(TASK OBJECTIVE):
Pick out every line of the entries below where "that" occurs, and copy those lines.

(SOURCE DATA):
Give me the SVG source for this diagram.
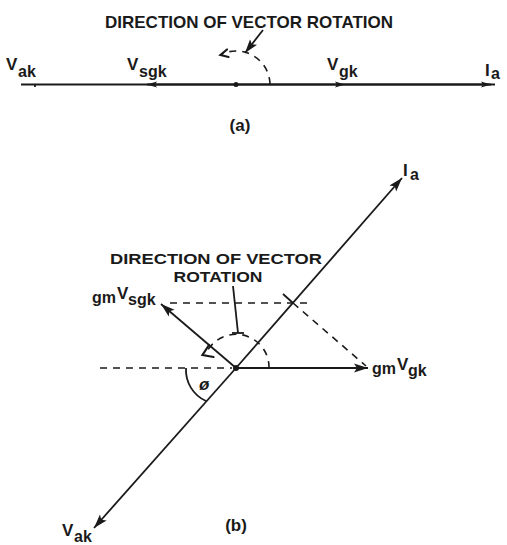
==
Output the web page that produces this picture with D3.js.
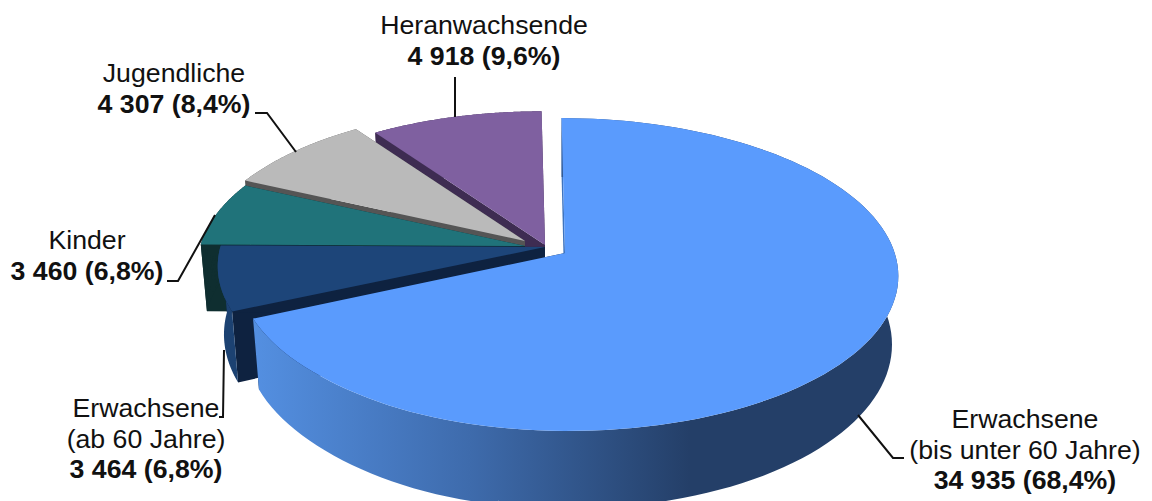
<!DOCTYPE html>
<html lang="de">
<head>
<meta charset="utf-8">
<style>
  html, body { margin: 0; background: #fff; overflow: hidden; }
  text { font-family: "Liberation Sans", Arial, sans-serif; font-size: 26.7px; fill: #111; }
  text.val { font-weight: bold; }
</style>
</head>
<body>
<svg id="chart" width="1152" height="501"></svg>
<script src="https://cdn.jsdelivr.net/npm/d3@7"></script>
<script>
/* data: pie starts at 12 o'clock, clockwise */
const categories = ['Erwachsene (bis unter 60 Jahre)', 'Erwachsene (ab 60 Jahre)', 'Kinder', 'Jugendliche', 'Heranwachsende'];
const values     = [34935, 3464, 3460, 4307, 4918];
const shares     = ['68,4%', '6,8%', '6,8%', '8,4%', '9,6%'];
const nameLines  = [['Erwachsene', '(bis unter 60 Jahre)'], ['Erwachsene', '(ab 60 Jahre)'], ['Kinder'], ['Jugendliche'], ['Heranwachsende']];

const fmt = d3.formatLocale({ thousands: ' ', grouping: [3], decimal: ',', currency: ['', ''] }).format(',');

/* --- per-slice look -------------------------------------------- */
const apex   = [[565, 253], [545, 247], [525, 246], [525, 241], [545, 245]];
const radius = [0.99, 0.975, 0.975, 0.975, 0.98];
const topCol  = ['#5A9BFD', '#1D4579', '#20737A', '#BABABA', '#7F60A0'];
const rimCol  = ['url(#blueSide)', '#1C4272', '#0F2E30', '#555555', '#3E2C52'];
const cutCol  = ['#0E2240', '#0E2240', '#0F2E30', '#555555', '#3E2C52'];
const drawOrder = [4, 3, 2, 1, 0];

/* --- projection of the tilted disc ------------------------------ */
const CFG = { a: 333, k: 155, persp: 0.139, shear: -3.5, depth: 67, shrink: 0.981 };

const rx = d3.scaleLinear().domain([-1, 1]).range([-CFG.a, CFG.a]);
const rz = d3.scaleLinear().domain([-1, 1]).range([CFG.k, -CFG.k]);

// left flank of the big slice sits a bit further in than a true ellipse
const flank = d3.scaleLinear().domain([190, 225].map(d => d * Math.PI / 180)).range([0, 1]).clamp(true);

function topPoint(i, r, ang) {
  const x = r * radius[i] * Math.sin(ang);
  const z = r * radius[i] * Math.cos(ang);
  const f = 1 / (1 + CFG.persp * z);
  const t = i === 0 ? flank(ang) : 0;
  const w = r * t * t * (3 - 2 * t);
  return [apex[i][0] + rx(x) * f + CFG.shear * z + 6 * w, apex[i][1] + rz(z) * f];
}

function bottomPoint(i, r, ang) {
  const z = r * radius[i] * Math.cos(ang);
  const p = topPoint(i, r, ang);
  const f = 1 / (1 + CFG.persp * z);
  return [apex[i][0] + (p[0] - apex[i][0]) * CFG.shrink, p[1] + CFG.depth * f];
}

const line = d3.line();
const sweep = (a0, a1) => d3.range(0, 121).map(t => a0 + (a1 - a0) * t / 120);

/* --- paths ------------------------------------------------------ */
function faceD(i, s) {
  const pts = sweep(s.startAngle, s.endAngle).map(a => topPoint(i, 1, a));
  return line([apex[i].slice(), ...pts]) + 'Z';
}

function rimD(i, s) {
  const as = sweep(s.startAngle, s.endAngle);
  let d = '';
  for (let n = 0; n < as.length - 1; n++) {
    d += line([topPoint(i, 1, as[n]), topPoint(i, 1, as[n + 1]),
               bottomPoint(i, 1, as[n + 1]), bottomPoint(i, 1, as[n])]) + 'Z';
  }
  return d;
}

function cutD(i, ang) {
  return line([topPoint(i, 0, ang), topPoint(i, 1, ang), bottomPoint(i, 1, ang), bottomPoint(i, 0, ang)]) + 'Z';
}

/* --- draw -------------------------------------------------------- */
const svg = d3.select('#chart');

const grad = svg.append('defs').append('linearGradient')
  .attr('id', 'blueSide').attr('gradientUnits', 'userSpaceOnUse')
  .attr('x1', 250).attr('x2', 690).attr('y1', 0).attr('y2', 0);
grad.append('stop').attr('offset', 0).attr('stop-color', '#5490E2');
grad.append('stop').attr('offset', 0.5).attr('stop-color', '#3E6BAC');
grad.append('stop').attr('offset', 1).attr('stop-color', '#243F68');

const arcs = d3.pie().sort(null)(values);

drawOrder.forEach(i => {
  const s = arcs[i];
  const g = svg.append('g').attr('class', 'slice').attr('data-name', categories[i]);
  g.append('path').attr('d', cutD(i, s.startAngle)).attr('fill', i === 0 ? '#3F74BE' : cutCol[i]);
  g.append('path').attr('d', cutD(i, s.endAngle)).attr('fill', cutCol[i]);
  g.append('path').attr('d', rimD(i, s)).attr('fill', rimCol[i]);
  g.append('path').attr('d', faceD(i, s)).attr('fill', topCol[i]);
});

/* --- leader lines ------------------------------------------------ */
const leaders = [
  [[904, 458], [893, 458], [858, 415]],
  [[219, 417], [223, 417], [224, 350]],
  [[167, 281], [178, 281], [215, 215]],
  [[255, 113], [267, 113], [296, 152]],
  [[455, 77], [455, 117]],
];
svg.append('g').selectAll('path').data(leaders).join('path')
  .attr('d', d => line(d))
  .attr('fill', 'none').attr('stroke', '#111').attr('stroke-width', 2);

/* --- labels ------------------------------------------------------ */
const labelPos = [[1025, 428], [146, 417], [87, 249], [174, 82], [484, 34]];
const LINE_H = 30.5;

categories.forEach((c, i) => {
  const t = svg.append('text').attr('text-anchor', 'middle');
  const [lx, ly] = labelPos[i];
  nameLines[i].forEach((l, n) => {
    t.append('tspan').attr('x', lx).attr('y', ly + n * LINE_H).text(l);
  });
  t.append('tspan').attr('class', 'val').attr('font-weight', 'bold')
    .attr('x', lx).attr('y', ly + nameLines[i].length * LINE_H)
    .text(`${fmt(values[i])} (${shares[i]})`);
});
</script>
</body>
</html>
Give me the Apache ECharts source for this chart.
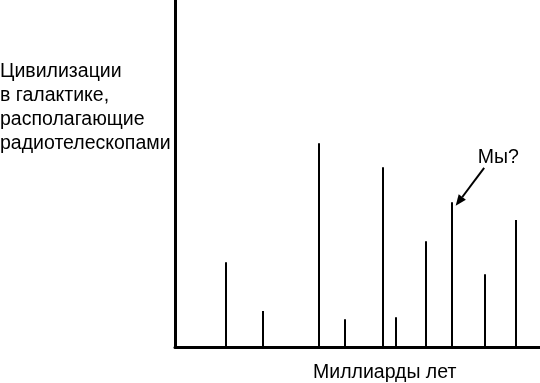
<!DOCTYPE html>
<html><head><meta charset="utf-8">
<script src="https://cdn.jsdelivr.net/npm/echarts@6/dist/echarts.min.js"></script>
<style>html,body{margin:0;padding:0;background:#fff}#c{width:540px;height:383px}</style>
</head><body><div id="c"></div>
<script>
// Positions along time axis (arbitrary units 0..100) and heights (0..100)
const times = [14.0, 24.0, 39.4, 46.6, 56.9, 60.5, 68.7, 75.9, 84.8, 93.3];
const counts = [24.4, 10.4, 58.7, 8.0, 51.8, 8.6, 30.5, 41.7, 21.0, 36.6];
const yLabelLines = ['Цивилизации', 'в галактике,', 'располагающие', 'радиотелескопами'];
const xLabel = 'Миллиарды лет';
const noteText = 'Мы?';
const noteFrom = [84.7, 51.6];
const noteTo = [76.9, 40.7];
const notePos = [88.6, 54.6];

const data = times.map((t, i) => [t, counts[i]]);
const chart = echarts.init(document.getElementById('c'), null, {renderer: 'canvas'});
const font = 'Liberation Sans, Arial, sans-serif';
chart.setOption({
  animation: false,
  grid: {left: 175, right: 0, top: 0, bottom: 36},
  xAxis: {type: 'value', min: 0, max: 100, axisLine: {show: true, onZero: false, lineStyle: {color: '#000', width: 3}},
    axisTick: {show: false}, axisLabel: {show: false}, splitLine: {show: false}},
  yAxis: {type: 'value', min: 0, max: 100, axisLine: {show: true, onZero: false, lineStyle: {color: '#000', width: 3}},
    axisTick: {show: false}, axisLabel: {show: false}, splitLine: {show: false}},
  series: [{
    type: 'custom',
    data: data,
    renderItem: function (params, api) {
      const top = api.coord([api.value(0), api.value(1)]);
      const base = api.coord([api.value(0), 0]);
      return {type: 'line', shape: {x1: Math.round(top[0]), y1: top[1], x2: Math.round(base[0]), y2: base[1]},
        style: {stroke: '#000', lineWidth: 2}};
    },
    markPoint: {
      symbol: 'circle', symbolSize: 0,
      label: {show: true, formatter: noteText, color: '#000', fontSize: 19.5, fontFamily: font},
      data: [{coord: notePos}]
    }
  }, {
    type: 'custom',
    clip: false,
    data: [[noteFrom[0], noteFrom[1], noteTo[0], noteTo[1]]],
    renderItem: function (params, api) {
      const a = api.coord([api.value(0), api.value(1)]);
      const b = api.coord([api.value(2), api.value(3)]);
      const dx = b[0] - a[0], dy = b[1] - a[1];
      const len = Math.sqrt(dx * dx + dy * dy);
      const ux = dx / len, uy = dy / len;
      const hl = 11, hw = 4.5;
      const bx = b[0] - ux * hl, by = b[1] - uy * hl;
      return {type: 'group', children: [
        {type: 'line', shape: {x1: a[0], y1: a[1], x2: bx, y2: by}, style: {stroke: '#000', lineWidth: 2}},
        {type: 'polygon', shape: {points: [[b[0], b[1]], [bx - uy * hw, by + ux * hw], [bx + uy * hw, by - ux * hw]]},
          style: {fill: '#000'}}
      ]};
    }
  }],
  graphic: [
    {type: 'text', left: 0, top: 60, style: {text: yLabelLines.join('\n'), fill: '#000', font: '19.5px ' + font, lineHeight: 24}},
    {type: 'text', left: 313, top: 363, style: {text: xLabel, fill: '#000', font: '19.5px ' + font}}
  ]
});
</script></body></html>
==
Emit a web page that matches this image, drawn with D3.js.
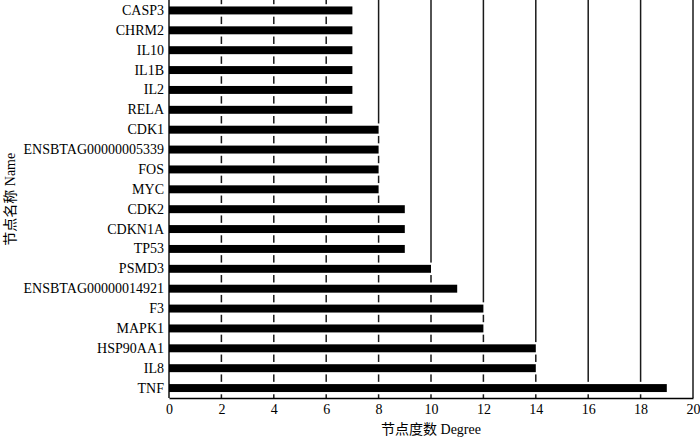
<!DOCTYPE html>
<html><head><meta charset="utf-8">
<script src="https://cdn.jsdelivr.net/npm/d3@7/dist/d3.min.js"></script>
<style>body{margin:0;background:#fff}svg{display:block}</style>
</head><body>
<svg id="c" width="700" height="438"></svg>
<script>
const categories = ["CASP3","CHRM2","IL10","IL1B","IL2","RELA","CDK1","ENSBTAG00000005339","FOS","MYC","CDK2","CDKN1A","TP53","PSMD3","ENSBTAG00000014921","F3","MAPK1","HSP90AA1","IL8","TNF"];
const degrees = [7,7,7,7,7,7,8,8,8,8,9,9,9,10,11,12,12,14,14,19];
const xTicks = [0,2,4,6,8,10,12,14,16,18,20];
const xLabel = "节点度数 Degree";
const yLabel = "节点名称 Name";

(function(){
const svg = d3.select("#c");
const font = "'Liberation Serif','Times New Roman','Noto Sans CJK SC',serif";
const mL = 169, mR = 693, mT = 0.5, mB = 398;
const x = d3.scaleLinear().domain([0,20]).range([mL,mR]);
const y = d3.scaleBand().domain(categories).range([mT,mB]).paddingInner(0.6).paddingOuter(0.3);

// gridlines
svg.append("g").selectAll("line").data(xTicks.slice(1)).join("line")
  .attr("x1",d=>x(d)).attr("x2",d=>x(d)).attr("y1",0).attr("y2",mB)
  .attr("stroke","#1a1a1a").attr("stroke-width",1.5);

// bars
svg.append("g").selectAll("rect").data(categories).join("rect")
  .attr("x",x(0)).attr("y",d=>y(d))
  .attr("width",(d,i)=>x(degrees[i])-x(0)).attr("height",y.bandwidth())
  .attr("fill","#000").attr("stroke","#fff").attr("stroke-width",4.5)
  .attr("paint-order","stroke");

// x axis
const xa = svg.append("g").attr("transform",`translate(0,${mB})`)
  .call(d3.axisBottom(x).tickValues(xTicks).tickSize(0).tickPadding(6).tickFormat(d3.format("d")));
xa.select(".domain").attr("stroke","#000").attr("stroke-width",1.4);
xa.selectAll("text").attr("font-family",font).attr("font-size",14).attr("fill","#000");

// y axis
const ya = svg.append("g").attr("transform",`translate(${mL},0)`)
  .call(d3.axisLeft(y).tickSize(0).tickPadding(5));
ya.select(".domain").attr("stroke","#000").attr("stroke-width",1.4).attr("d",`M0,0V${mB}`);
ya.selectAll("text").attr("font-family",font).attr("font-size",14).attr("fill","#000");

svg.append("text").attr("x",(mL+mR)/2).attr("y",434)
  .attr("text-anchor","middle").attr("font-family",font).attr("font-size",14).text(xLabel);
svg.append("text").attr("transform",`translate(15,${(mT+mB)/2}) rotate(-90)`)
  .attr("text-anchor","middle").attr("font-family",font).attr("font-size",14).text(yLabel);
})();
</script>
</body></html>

(TASK ANSWER):
Output the web page that produces this picture with D3.js.
Emit a web page that matches this image, drawn with D3.js.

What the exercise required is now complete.